We sent him off to college happy that his diet was possibly the worst of his defects.  We hoped he might learn to diversify his diet just a little bit before he graduated.  Little did we imagine that he would return home after just one semester a changed person.  He blew out our food budget by requesting salmon and swordfish.  He asked for sushi at lunch.  For breakfast, he turned down chocolate chip pancakes, much to my dismay, in favor of crepes.

When we suggested dinner at a standard chain restaurant one evening, he pled for Indian buffet and then regaled us at length with the relative merits of tandoori chicken versus curried lamb.  When he craved take-out from the Turkish place in town, we knew something had happened, but what?  He certainly could not be pregnant.

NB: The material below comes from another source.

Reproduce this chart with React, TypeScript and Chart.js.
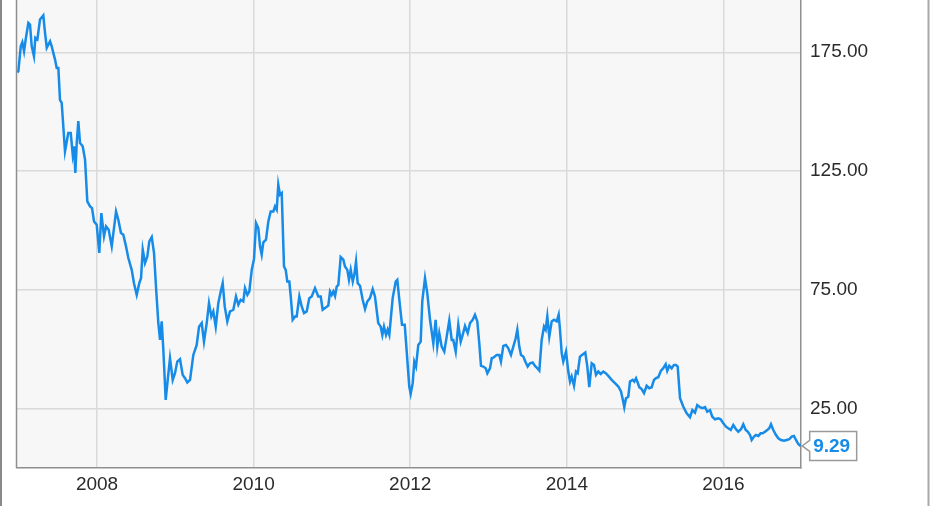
import React, { useEffect, useRef } from "react";
import { Chart, registerables } from "chart.js";

Chart.register(...registerables);

// Decimal years of each weekly-ish observation
const dates: number[] = [
  2006.982, 2006.995, 2007.026, 2007.046, 2007.068, 2007.089, 2007.123, 2007.144, 2007.166, 2007.195,
  2007.212, 2007.238, 2007.272, 2007.314, 2007.336, 2007.358, 2007.400, 2007.421, 2007.464, 2007.485,
  2007.506, 2007.527, 2007.549, 2007.591, 2007.633, 2007.664, 2007.690, 2007.706, 2007.723, 2007.741,
  2007.761, 2007.783, 2007.817, 2007.847, 2007.876, 2007.911, 2007.936, 2007.962, 2007.996, 2008.029,
  2008.055, 2008.089, 2008.115, 2008.149, 2008.188, 2008.243, 2008.272, 2008.306, 2008.336, 2008.370,
  2008.400, 2008.443, 2008.472, 2008.507, 2008.540, 2008.562, 2008.584, 2008.613, 2008.642, 2008.668,
  2008.699, 2008.728, 2008.753, 2008.783, 2008.805, 2008.826, 2008.847, 2008.877, 2008.903, 2008.932,
  2008.967, 2008.996, 2009.025, 2009.060, 2009.094, 2009.124, 2009.153, 2009.188, 2009.230, 2009.273,
  2009.303, 2009.337, 2009.366, 2009.401, 2009.430, 2009.460, 2009.485, 2009.516, 2009.549, 2009.580,
  2009.605, 2009.631, 2009.664, 2009.699, 2009.741, 2009.775, 2009.805, 2009.835, 2009.868, 2009.890,
  2009.920, 2009.945, 2009.976, 2010.005, 2010.031, 2010.060, 2010.082, 2010.103, 2010.124, 2010.158,
  2010.188, 2010.218, 2010.252, 2010.273, 2010.295, 2010.315, 2010.337, 2010.359, 2010.388, 2010.410,
  2010.430, 2010.456, 2010.474, 2010.499, 2010.529, 2010.550, 2010.584, 2010.614, 2010.644, 2010.678,
  2010.711, 2010.742, 2010.784, 2010.826, 2010.857, 2010.882, 2010.912, 2010.954, 2010.976, 2010.997,
  2011.018, 2011.040, 2011.061, 2011.082, 2011.112, 2011.146, 2011.167, 2011.197, 2011.218, 2011.240,
  2011.266, 2011.286, 2011.308, 2011.329, 2011.359, 2011.393, 2011.423, 2011.452, 2011.486, 2011.521,
  2011.550, 2011.592, 2011.623, 2011.644, 2011.665, 2011.691, 2011.712, 2011.733, 2011.776, 2011.815,
  2011.835, 2011.861, 2011.895, 2011.930, 2011.963, 2011.988, 2012.006, 2012.032, 2012.052, 2012.074,
  2012.103, 2012.134, 2012.154, 2012.189, 2012.218, 2012.253, 2012.295, 2012.325, 2012.346, 2012.371,
  2012.402, 2012.435, 2012.466, 2012.499, 2012.530, 2012.550, 2012.581, 2012.614, 2012.645, 2012.670,
  2012.700, 2012.734, 2012.764, 2012.798, 2012.827, 2012.857, 2012.882, 2012.904, 2012.933, 2012.964,
  2012.985, 2013.019, 2013.041, 2013.070, 2013.105, 2013.138, 2013.159, 2013.189, 2013.223, 2013.253,
  2013.287, 2013.317, 2013.347, 2013.368, 2013.393, 2013.415, 2013.444, 2013.470, 2013.500, 2013.530,
  2013.564, 2013.594, 2013.623, 2013.649, 2013.679, 2013.709, 2013.730, 2013.751, 2013.776, 2013.807,
  2013.836, 2013.871, 2013.896, 2013.913, 2013.935, 2013.955, 2013.990, 2014.019, 2014.041, 2014.062,
  2014.092, 2014.117, 2014.139, 2014.168, 2014.211, 2014.236, 2014.262, 2014.287, 2014.318, 2014.347,
  2014.373, 2014.402, 2014.433, 2014.466, 2014.497, 2014.530, 2014.573, 2014.615, 2014.658, 2014.692,
  2014.721, 2014.734, 2014.756, 2014.785, 2014.807, 2014.841, 2014.862, 2014.884, 2014.900, 2014.926,
  2014.956, 2014.986, 2015.020, 2015.053, 2015.084, 2015.113, 2015.139, 2015.168, 2015.203, 2015.232,
  2015.263, 2015.283, 2015.309, 2015.339, 2015.369, 2015.394, 2015.416, 2015.446, 2015.488, 2015.531,
  2015.573, 2015.603, 2015.637, 2015.666, 2015.701, 2015.735, 2015.765, 2015.794, 2015.829, 2015.858,
  2015.893, 2015.935, 2015.965, 2015.999, 2016.033, 2016.062, 2016.093, 2016.126, 2016.161, 2016.190,
  2016.225, 2016.254, 2016.285, 2016.310, 2016.340, 2016.361, 2016.391, 2016.416, 2016.446, 2016.476,
  2016.502, 2016.531, 2016.560, 2016.586, 2016.608, 2016.637, 2016.672, 2016.701, 2016.735, 2016.774,
  2016.808, 2016.841, 2016.872, 2016.901, 2016.927, 2016.956, 2016.987,
];

// Price values
const prices: number[] = [
  166.5, 166.9, 177.5, 179.2, 175.4, 180.4, 187.4, 186.7, 177.5, 173.3,
  181.1, 180.4, 188.8, 190.5, 183.2, 176.9, 179.6, 177.5, 171.9, 168.4,
  168.4, 155.0, 153.7, 133.3, 141.0, 141.0, 131.9, 135.4, 124.2, 136.8,
  146.0, 136.8, 135.4, 129.8, 112.2, 110.1, 109.4, 103.8, 102.4, 90.5,
  107.3, 97.5, 101.7, 100.3, 93.3, 108.0, 104.5, 98.9, 98.2, 93.3,
  88.4, 83.4, 77.8, 72.9, 77.8, 79.9, 91.9, 86.3, 89.0, 95.4,
  97.2, 90.5, 76.4, 61.0, 53.9, 61.7, 49.7, 28.7, 37.1, 46.2,
  37.1, 39.9, 44.8, 45.8, 39.2, 37.8, 36.0, 37.1, 47.6, 51.8,
  59.5, 61.0, 53.2, 61.0, 69.4, 63.8, 65.9, 59.5, 69.4, 74.3,
  77.8, 68.0, 61.7, 65.9, 66.6, 72.2, 68.7, 70.8, 70.1, 75.7,
  72.9, 74.3, 83.4, 88.0, 103.1, 101.0, 93.3, 89.8, 95.0, 96.1,
  103.8, 108.0, 108.0, 110.1, 108.7, 119.3, 115.0, 115.7, 84.8, 83.4,
  78.5, 78.5, 72.2, 62.4, 63.8, 63.8, 72.2, 68.0, 65.2, 65.9,
  71.5, 72.2, 75.7, 72.2, 72.2, 66.6, 67.3, 68.4, 74.3, 72.9,
  74.3, 72.4, 76.4, 77.1, 88.8, 87.7, 84.8, 83.4, 79.2, 83.4,
  78.5, 81.3, 86.9, 77.8, 76.7, 70.8, 66.9, 70.1, 71.5, 75.3,
  72.2, 61.0, 59.5, 56.0, 59.5, 56.0, 58.2, 56.0, 71.5, 78.5,
  79.2, 70.8, 60.3, 60.3, 45.5, 34.3, 31.2, 35.7, 44.8, 42.7,
  51.8, 53.2, 70.1, 79.9, 73.6, 62.4, 52.5, 62.4, 51.1, 56.8,
  51.1, 49.0, 55.3, 62.1, 53.9, 53.9, 49.0, 60.3, 53.2, 56.0,
  59.8, 56.8, 61.0, 62.4, 64.5, 61.7, 52.5, 43.0, 42.7, 42.0,
  39.9, 42.0, 46.2, 46.6, 47.6, 47.6, 44.8, 51.4, 51.8, 50.4,
  47.6, 51.1, 54.6, 58.2, 51.1, 47.6, 46.9, 44.8, 42.7, 44.1,
  44.4, 43.0, 42.0, 41.0, 53.9, 59.5, 58.2, 63.8, 55.3, 61.7,
  62.4, 61.7, 64.5, 58.2, 48.3, 44.8, 49.0, 40.6, 36.4, 38.5,
  34.6, 40.6, 39.9, 46.9, 48.0, 48.6, 42.7, 34.0, 44.1, 43.4,
  39.2, 40.6, 39.6, 40.6, 39.9, 38.8, 37.1, 35.7, 34.3, 32.2,
  27.9, 25.6, 29.4, 30.0, 36.4, 37.1, 36.4, 37.8, 36.4, 34.0,
  33.2, 31.5, 34.6, 33.6, 34.0, 37.1, 37.8, 38.2, 41.0, 42.0,
  43.7, 40.9, 43.0, 42.0, 43.4, 43.4, 42.7, 29.4, 25.8, 23.0,
  21.4, 24.4, 23.3, 26.5, 25.6, 25.2, 25.6, 23.7, 24.4, 21.6,
  20.5, 20.9, 20.5, 18.8, 17.4, 16.7, 16.0, 18.1, 16.3, 15.3,
  16.3, 18.4, 16.0, 15.3, 13.9, 11.8, 13.2, 13.9, 13.5, 14.6,
  14.6, 15.3, 16.0, 16.7, 18.4, 16.0, 13.9, 12.5, 11.8, 11.5,
  11.8, 12.1, 13.2, 13.5, 11.8, 10.1, 9.29,
];

const xTicks: number[] = [2008, 2010, 2012, 2014, 2016];
const yTicks: number[] = [25, 75, 125, 175];
const xMin = 2006.978;
const xMax = 2016.991;
const yMin = 0;
const yMax = 197;

const LINE = "#168be8";
const FONT = "'Liberation Sans', Arial, sans-serif";

const decor = {
  id: "decor",
  beforeDraw(chart: any) {
    const { ctx, chartArea: a } = chart;
    ctx.save();
    ctx.fillStyle = "#ffffff";
    ctx.fillRect(0, 0, chart.width, chart.height);
    ctx.fillStyle = "#f7f7f7";
    ctx.fillRect(a.left, a.top, a.right - a.left, a.bottom - a.top);
    ctx.restore();
  },
  afterDraw(chart: any) {
    const { ctx, chartArea: a } = chart;
    ctx.save();
    // left border of plot
    ctx.strokeStyle = "#8f8f8f";
    ctx.lineWidth = 1.5;
    ctx.beginPath();
    ctx.moveTo(a.left - 0.5, a.top);
    ctx.lineTo(a.left - 0.5, a.bottom);
    ctx.stroke();
    // outer frame fragments
    ctx.fillStyle = "#8a8a8a";
    ctx.fillRect(0, 0, 2, chart.height);
    ctx.fillStyle = "#a8a8a8";
    ctx.fillRect(927.5, 0, 2, chart.height);

    // last value label
    const meta = chart.getDatasetMeta(0);
    const pt = meta.data[meta.data.length - 1];
    if (pt) {
      const px = pt.x;
      const py = pt.y;
      const txt = prices[prices.length - 1].toFixed(2);
      ctx.font = `bold 19px ${FONT}`;
      const tw = ctx.measureText(txt).width;
      const bx = px + 9;
      const bw = tw + 10;
      const bh = 29;
      const by = py - 14.5;
      ctx.beginPath();
      ctx.moveTo(bx, by);
      ctx.lineTo(bx + bw, by);
      ctx.lineTo(bx + bw, by + bh);
      ctx.lineTo(bx, by + bh);
      ctx.lineTo(bx, py + 5.5);
      ctx.lineTo(px + 1.5, py);
      ctx.lineTo(bx, py - 5.5);
      ctx.closePath();
      ctx.fillStyle = "#ffffff";
      ctx.fill();
      ctx.strokeStyle = "#9a9a9a";
      ctx.lineWidth = 1.5;
      ctx.stroke();
      ctx.fillStyle = LINE;
      ctx.textAlign = "left";
      ctx.textBaseline = "middle";
      ctx.fillText(txt, bx + 3.5, py + 1);
    }
    ctx.restore();
  },
};

export default function App() {
  const ref = useRef<HTMLCanvasElement | null>(null);

  useEffect(() => {
    document.body.style.margin = "0";
    if (!ref.current) return;
    const points = dates.map((d, i) => ({ x: d, y: prices[i] }));
    const chart = new Chart(ref.current, {
      type: "line",
      data: {
        datasets: [
          {
            data: points,
            borderColor: LINE,
            borderWidth: 2.5,
            pointRadius: 0,
            pointHoverRadius: 0,
            tension: 0,
            fill: false,
          },
        ],
      },
      options: {
        animation: false,
        responsive: true,
        maintainAspectRatio: false,
        layout: { padding: { left: 17, top: 0, right: 0, bottom: 0 } },
        plugins: {
          legend: { display: false },
          tooltip: { enabled: false },
        },
        events: [],
        scales: {
          x: {
            type: "linear",
            min: xMin,
            max: xMax,
            afterBuildTicks: (s: any) => {
              s.ticks = xTicks.map((v) => ({ value: v }));
            },
            afterFit: (s: any) => {
              s.height = 38;
              s.paddingLeft = 0;
              s.paddingRight = 0;
            },
            grid: { color: "#dadada", lineWidth: 1.5, drawTicks: false },
            border: { display: true, color: "#8f8f8f", width: 1.5 },
            ticks: {
              padding: 5,
              color: "#2b2b2b",
              font: { family: FONT, size: 19 },
              maxRotation: 0,
              autoSkip: false,
              callback: (v: any) => String(v),
            },
          },
          y: {
            type: "linear",
            position: "right",
            min: yMin,
            max: yMax,
            afterBuildTicks: (s: any) => {
              s.ticks = yTicks.map((v) => ({ value: v }));
            },
            afterFit: (s: any) => {
              s.width = 130;
              s.paddingTop = 0;
              s.paddingBottom = 0;
            },
            grid: { color: "#dadada", lineWidth: 1.5, drawTicks: false },
            border: { display: true, color: "#8f8f8f", width: 1.5 },
            ticks: {
              padding: 9,
              color: "#2b2b2b",
              font: { family: FONT, size: 19 },
              autoSkip: false,
              callback: (v: any) => Number(v).toFixed(2),
            },
          },
        },
      },
      plugins: [decor],
    });
    return () => chart.destroy();
  }, []);

  return (
    <div style={{ position: "fixed", left: 0, top: 0, width: 931, height: 506 }}>
      <canvas ref={ref} />
    </div>
  );
}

It turns out that Sam has a girfriend named Bonnie.  Bonnie is
Korean.  As far as she knows, Sam has always been an open-minded gourmand and he told us he would not mind if we did not emphasize his true history too much when we met her.  She brought kimchi and sea-weed with her as a gift and he pled with his eyes, figuratively, at least, for us to shut up and chow down.  We did, with mixed results.  Now my wife sometimes chooses to snack on sea-weed.  I still stick with the potato chips.

Anyway, Sam got his comeuppance at New Years.  He was invited to Bonnie’s house for a family dinner and she asked him what he would like her mother to make.  Instead of naming a favorite he said that Bonnie’s mom could make something “interesting.”  Hmmm… that may have been a mistake.  She chose to make a highly seasoned octopus.  Our son dutifully ate, so besot with affection was he.  Then he came home after midnight and consumed the biggest bowl of Cheerios I have ever seen.

The traditional assumption is that the way to a man’s hearrt is through his stomach.  In Sam’s case, however, the way to his stomach may be through his heart.